Inversion: “What will cause GraphQL to fail? N+1 query problem. Over-fetching. Complex authorization. Caching complexity.”
Opportunity cost: “6 weeks to implement GraphQL. What are we not building? New features? Better monitoring? Paying down tech debt?”
Leverage: “Will this benefit 1 team or 10 teams? Will it save ongoing time or just one-time effort?”
Reversibility: “Can we reverse this? How hard? What’s the cost of being wrong?”
Conclusion from combined analysis: Implement GraphQL for internal APIs (reversible, high leverage if multiple clients benefit), but not for public APIs (irreversible, high complexity).
Common Pitfalls
1. Analysis Paralysis
Problem: Over-applying mental models leads to endless deliberation. Fix: Set decision deadlines. Use reversibility to guide time investment.
2. Complexity Bias
Problem: Favoring complex models over simple solutions. Fix: Start with simplest mental model. Add complexity only if needed.
3. Isolated Thinking
Problem: Using mental models in isolation without consulting others. Fix: Make your reasoning visible.
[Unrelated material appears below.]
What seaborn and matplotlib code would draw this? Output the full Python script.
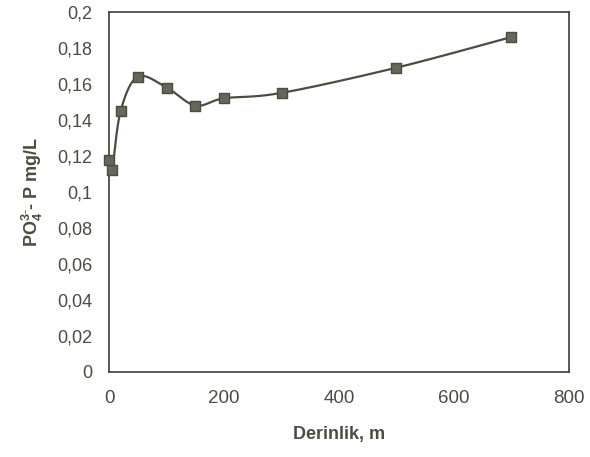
import numpy as np
import pandas as pd
import matplotlib
matplotlib.use("Agg")
import matplotlib.pyplot as plt
import seaborn as sns
from matplotlib.ticker import FuncFormatter

# values
depth_m = [0, 5, 20, 50, 100, 150, 200, 300, 500, 700]
po4_p = [0.118, 0.112, 0.145, 0.164, 0.158, 0.148, 0.152, 0.155, 0.169, 0.186]

x_ticks = [0, 200, 400, 600, 800]
y_ticks = [0, 0.02, 0.04, 0.06, 0.08, 0.1, 0.12, 0.14, 0.16, 0.18, 0.2]

ink = "#4a4d40"
marker_fill = "#64675a"


def smooth_line(x, y, n=40):
    # excel-style smoothed line: cubic bezier segments, control points from neighbours
    x = np.asarray(x, float)
    y = np.asarray(y, float)
    pts = np.column_stack([x, y])
    out = []
    t = np.linspace(0, 1, n)[:, None]
    for i in range(len(pts) - 1):
        p0 = pts[i - 1] if i > 0 else pts[i]
        p1, p2 = pts[i], pts[i + 1]
        p3 = pts[i + 2] if i + 2 < len(pts) else pts[i + 1]
        c1 = p1 + (p2 - p0) / 6
        c2 = p2 - (p3 - p1) / 6
        seg = ((1 - t) ** 3) * p1 + 3 * ((1 - t) ** 2) * t * c1 + 3 * (1 - t) * t ** 2 * c2 + t ** 3 * p2
        out.append(seg if i == 0 else seg[1:])
    seg = np.vstack(out)
    return seg[:, 0], seg[:, 1]


sns.set_style("white")
plt.rcParams["font.family"] = ["Liberation Sans", "DejaVu Sans"]
plt.rcParams["mathtext.fontset"] = "custom"
plt.rcParams["mathtext.rm"] = "Liberation Sans"
plt.rcParams["mathtext.bf"] = "Liberation Sans:bold"

df = pd.DataFrame({"depth": depth_m, "po4": po4_p})
sx, sy = smooth_line(df["depth"], df["po4"])
curve = pd.DataFrame({"depth": sx, "po4": sy})

fig = plt.figure(figsize=(5.9, 4.57), dpi=100)
ax = fig.add_axes([0.185, 0.186, 0.779, 0.788])

sns.lineplot(data=curve, x="depth", y="po4", ax=ax, color=ink, linewidth=1.6,
             sort=False, estimator=None)
sns.scatterplot(data=df, x="depth", y="po4", ax=ax, marker="s", s=48,
                color=marker_fill, edgecolor=ink, linewidth=1.0, zorder=3,
                clip_on=False)

ax.set_xlim(0, 800)
ax.set_ylim(0, 0.2)
ax.set_xticks(x_ticks)
ax.set_yticks(y_ticks)
ax.yaxis.set_major_formatter(FuncFormatter(lambda v, p: f"{v:g}".replace(".", ",")))

for s in ax.spines.values():
    s.set_color(ink)
    s.set_linewidth(1.3)

ax.tick_params(axis="both", direction="out", length=3, width=1, color=ink,
               labelcolor=ink)
ax.tick_params(axis="x", labelsize=13.5, pad=10)
ax.tick_params(axis="y", labelsize=13, pad=9)

ax.set_xlabel("Derinlik, m", fontsize=13, fontweight="bold", color=ink, labelpad=14)
ax.set_ylabel(r"$\mathbf{PO_4^{3\text{-}}}$- P mg/L", fontsize=13, fontweight="bold",
              color=ink, labelpad=9)

fig.savefig("out.png", dpi=100)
Invite critique and alternative perspectives.
Building Your Mental Model Library
Study great decision-makers: Read how leaders in your domain think (e.g., Bezos letters to shareholders, engineering RFCs from great companies)
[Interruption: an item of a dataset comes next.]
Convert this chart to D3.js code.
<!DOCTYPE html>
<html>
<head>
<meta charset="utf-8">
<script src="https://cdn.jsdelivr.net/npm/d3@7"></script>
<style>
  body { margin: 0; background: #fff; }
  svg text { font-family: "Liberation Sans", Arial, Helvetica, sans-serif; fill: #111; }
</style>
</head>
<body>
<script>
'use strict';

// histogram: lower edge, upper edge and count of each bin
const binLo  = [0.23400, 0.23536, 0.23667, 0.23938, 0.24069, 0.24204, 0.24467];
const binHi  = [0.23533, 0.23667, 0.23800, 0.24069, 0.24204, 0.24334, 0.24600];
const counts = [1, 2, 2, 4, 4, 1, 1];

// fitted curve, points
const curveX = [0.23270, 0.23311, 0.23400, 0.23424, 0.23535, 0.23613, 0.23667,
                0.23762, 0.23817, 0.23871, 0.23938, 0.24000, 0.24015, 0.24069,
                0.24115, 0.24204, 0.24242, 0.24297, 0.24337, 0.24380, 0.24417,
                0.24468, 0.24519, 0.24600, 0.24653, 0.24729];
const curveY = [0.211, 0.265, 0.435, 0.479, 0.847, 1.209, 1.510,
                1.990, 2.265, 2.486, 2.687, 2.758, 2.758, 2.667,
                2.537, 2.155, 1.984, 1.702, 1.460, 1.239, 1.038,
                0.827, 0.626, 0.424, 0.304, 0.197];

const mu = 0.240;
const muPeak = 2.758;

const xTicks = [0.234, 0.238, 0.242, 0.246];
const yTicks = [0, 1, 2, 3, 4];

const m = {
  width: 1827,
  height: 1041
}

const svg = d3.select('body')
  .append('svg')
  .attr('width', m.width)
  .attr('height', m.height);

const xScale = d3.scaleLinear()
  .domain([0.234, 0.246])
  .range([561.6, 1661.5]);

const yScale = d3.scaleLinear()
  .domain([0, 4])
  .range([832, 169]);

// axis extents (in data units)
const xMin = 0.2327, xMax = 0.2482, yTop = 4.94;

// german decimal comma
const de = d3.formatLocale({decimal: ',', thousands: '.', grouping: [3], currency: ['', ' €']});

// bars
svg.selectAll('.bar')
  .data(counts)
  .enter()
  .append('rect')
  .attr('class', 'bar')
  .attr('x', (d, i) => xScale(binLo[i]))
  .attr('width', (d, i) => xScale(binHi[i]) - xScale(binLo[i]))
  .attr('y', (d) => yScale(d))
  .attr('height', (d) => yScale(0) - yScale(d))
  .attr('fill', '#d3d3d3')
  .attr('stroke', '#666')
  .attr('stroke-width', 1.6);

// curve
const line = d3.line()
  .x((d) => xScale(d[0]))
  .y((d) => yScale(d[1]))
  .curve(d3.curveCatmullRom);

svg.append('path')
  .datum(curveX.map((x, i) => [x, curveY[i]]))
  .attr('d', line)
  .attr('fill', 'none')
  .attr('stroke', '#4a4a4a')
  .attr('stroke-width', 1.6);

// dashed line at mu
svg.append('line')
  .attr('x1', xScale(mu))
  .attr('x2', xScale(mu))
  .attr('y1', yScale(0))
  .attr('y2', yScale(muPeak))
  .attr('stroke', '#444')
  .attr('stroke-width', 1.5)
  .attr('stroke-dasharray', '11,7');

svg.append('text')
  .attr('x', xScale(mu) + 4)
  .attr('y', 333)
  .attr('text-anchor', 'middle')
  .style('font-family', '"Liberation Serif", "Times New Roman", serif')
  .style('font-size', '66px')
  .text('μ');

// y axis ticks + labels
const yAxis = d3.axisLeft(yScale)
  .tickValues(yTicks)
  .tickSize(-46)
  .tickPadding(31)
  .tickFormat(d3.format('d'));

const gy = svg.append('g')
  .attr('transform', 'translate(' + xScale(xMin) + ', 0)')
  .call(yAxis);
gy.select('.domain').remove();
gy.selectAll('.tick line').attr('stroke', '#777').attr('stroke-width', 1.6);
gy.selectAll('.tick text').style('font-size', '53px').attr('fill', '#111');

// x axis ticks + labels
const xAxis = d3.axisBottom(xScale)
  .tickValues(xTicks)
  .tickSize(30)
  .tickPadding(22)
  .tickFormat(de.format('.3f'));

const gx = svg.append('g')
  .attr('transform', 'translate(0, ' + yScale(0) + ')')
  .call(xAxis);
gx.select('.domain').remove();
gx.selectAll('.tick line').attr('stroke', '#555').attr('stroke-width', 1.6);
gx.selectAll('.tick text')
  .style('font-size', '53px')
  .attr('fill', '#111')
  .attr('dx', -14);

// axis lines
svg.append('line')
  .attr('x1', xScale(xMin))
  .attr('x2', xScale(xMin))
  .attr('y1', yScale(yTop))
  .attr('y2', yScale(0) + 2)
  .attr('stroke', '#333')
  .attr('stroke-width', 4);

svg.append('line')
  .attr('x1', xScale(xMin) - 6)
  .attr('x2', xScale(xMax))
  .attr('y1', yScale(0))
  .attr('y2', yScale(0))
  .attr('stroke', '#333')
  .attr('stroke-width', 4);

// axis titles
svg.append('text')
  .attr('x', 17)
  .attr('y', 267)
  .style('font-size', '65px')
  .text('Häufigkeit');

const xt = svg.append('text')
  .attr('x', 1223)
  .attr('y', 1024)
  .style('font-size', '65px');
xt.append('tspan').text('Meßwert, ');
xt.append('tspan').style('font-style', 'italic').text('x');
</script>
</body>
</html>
Reflect on past decisions: After 3-6 months, review major decisions. What mental models would have improved them?
Write decision documents: Externalize your thinking process. Writing clarifies reasoning.
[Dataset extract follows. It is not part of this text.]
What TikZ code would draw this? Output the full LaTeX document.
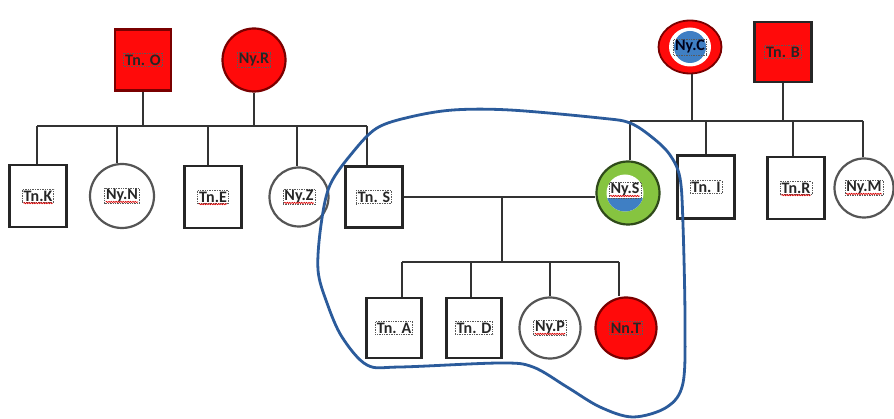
\documentclass[tikz,border=0pt]{standalone}
\usepackage{fontspec}
\setmainfont{Carlito}
\usetikzlibrary{shapes.geometric,decorations.pathmorphing}
\definecolor{lnkc}{HTML}{333333}
\definecolor{loopblue}{HTML}{2B5B9B}
\definecolor{redf}{HTML}{FF0A0A}
\definecolor{redd}{HTML}{7A0000}
\definecolor{greenf}{HTML}{86C440}
\definecolor{greend}{HTML}{2F4A1A}
\definecolor{globe}{HTML}{3F7FC4}
\definecolor{circd}{HTML}{555555}
\begin{document}
\begin{tikzpicture}[x=1pt,y=-1pt,
  lnk/.style={draw=lnkc, line width=2.4pt},
  male/.style={rectangle, draw=black!85, line width=2.2pt, fill=white, minimum width=56pt, minimum height=61pt, inner sep=0pt},
  female/.style={circle, draw=circd, line width=2.2pt, fill=white, minimum size=62pt, inner sep=0pt},
  redm/.style={male, fill=redf, draw=redd},
  redc/.style={female, fill=redf, draw=redd},
  lbl/.style={draw=gray!70!black, densely dotted, line width=0.7pt, inner sep=1.4pt, font=\fontsize{16}{16}\selectfont\bfseries, text=black!85},
  wavy/.style={draw=red!85!black, line width=0.7pt, decorate, decoration={snake, amplitude=0.6pt, segment length=2.4pt}}
]
\useasboundingbox (0,0) rectangle (894,419);
\fill[white] (0,0) rectangle (894,419);

% nodes
\node[redm, label={[lbl,name=lO]center:Tn. O}] (tO) at (143,60) {};
\node[redc, minimum size=63pt, label={[lbl,name=lR]center:Ny.R}] (nR) at (254,60) {};
\node[male, minimum width=57pt, minimum height=62pt, label={[lbl,name=lK]center:Tn.K}] (tK) at (38,196) {};
\node[female, minimum size=64pt, label={[lbl,name=lN]center:Ny.N}] (nN) at (122,196) {};
\node[male, minimum width=57pt, minimum height=62pt, label={[lbl,name=lE]center:Tn.E}] (tE) at (213,197) {};
\node[female, minimum size=59pt, label={[lbl,name=lZ]center:Ny.Z}] (nZ) at (299,197) {};
\node[male, minimum width=57pt, minimum height=61pt, label={[lbl,name=lSm]center:Tn. S}] (tS) at (374,197) {};
\node[female, fill=greenf, draw=greend, minimum size=63pt] (nS) at (628,193) {};
\node[male, minimum width=57pt, minimum height=63pt, label={[lbl,name=lI]center:Tn. I}] (tI) at (706,187) {};
\node[male, minimum width=57pt, minimum height=62pt, label={[lbl,name=lRm]center:Tn.R}] (tR) at (796,188) {};
\node[female, minimum size=59pt, label={[lbl,name=lM]center:Ny.M}] (nM) at (864,188) {};
\node[ellipse, draw=redd, line width=1.8pt, fill=redf, minimum width=63pt, minimum height=53pt, inner sep=0pt] (nC) at (690,47) {};
\node[male, fill=redf, minimum width=57pt, minimum height=60pt, label={[lbl,name=lB]center:Tn. B}] (tB) at (783,52) {};
\node[male, minimum width=55pt, minimum height=60pt, label={[lbl,name=lA]center:Tn. A}] (tA) at (394,328) {};
\node[male, minimum width=55pt, minimum height=60pt, label={[lbl,name=lD]center:Tn. D}] (tD) at (474,328) {};
\node[female, minimum size=61pt, label={[lbl,name=lP]center:Ny.P}] (nP) at (550,328) {};
\node[redc, minimum size=61pt, label={[lbl,name=lT]center:Nn.T}] (nT) at (626,328) {};

% Ny.S inner
\fill[white] ([xshift=-3pt]nS.center) circle (18.5pt);
\begin{scope}
  \clip ([xshift=-3pt]nS.center) circle (18.5pt);
  \fill[globe] ([xshift=-25pt,yshift=-5pt]nS.center) rectangle ([xshift=20pt,yshift=-30pt]nS.center);
\end{scope}
\node[lbl] (lS) at ([xshift=-3pt,yshift=3pt]nS.center) {Ny.S};

% Ny.C inner
\fill[white] (nC.center) ellipse (21pt and 19.5pt);
\fill[globe] (nC.center) ellipse (16pt and 16pt);
\node[lbl, text=black!90!blue] (lC) at (nC.center) {Ny.C};

% bus coordinates
\coordinate (dK) at (37,126);
\coordinate (dN) at (117,126);
\coordinate (dE) at (208,126);
\coordinate (dZ) at (297,126);
\coordinate (dS) at (367,126);
\coordinate (dSr) at (630,121);
\coordinate (dI) at (706,121);
\coordinate (dR) at (793,121);
\coordinate (dM) at (863,121);
\coordinate (mS) at (502,197);
\coordinate (dA) at (402,262);
\coordinate (dD) at (471,262);
\coordinate (dP) at (550,262);
\coordinate (dT) at (619,262);

% left family
\draw[lnk] (dK) -- (dS);
\draw[lnk] (tO.south) -- (tO.south |- dK);
\draw[lnk] (nR.south) -- (nR.south |- dK);
\draw[lnk] (dK) -- (dK |- tK.north);
\draw[lnk] (dN) -- (dN |- nN.north);
\draw[lnk] (dE) -- (dE |- tE.north);
\draw[lnk] (dZ) -- (dZ |- nZ.north);
\draw[lnk] (dS) -- (dS |- tS.north);

% right family
\draw[lnk] (dSr) -- (dM);
\draw[lnk] ([xshift=2pt]nC.south) -- ([xshift=2pt]nC.south |- dSr);
\draw[lnk] (tB.south) -- (tB.south |- dSr);
\draw[lnk] (dSr) -- (dSr |- nS.north);
\draw[lnk] (dI) -- (dI |- tI.north);
\draw[lnk] (dR) -- (dR |- tR.north);
\draw[lnk] (dM) -- (dM |- nM.north);

% marriage and children
\draw[lnk] (tS.east) -- (tS.east -| nS.west);
\draw[lnk] (mS) -- (mS |- dA);
\draw[lnk] (dA) -- (dT);
\draw[lnk] (dA) -- (dA |- tA.north);
\draw[lnk] (dD) -- (dD |- tD.north);
\draw[lnk] (dP) -- (dP |- nP.north);
\draw[lnk] (dT) -- (dT |- nT.north);

% spell-check underlines
\foreach \n in {lK,lN,lE,lZ,lRm,lM,lP,lS}
  \draw[wavy] ([xshift=1.5pt,yshift=-2pt]\n.base west) -- ([xshift=-1.5pt,yshift=-2pt]\n.base east);

% hand-drawn loop
\draw[loopblue, line width=2.8pt, line join=round] plot[smooth cycle, tension=0.55] coordinates {
  (330,185) (353,152) (377,128) (410,117) (453,110) (510,110) (600,118) (630,123)
  (653,138) (670,155) (680,178) (683,225) (685,320) (683,383) (667,407) (633,417)
  (600,407) (567,387) (533,367) (500,363) (400,367) (367,365) (342,337)
  (327,303) (318,270) (321,225)};
\end{tikzpicture}
\end{document}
Teach others: Explaining mental models deepens understanding.
Collect examples: Build a personal library of decisions analyzed through different mental models.
Practical Implementation
Daily Practice
- Morning: Identify 1-2 key decisions for the day
- During: Apply relevant mental models explicitly
- Evening: 5-minute reflection on decision quality
Weekly Review
- List major decisions made this week
- Identify which mental models would have helped
- Note patterns in your decision-making
Monthly Deep Dive
- Choose one mental model to study deeply
- Find 5 engineering scenarios to apply it
- Write up insights for your team
Conclusion
Mental models don’t guarantee perfect decisions, but they dramatically improve your odds. They make implicit reasoning explicit, reduce cognitive biases, and provide shared vocabulary for technical discussions.
For principal engineers, effective mental models are force multipliers. They improve not just your decisions, but help you teach better decision-making to your team.
Start with one model. Master it. Apply it consistently. Then add another. Over time, you’ll build an intuitive library of frameworks that elevate your technical leadership.
Key Takeaway: The goal isn’t to apply every mental model to every decision. It’s to have the right model available when you need it, like reaching for the right tool from a well-organized toolbox.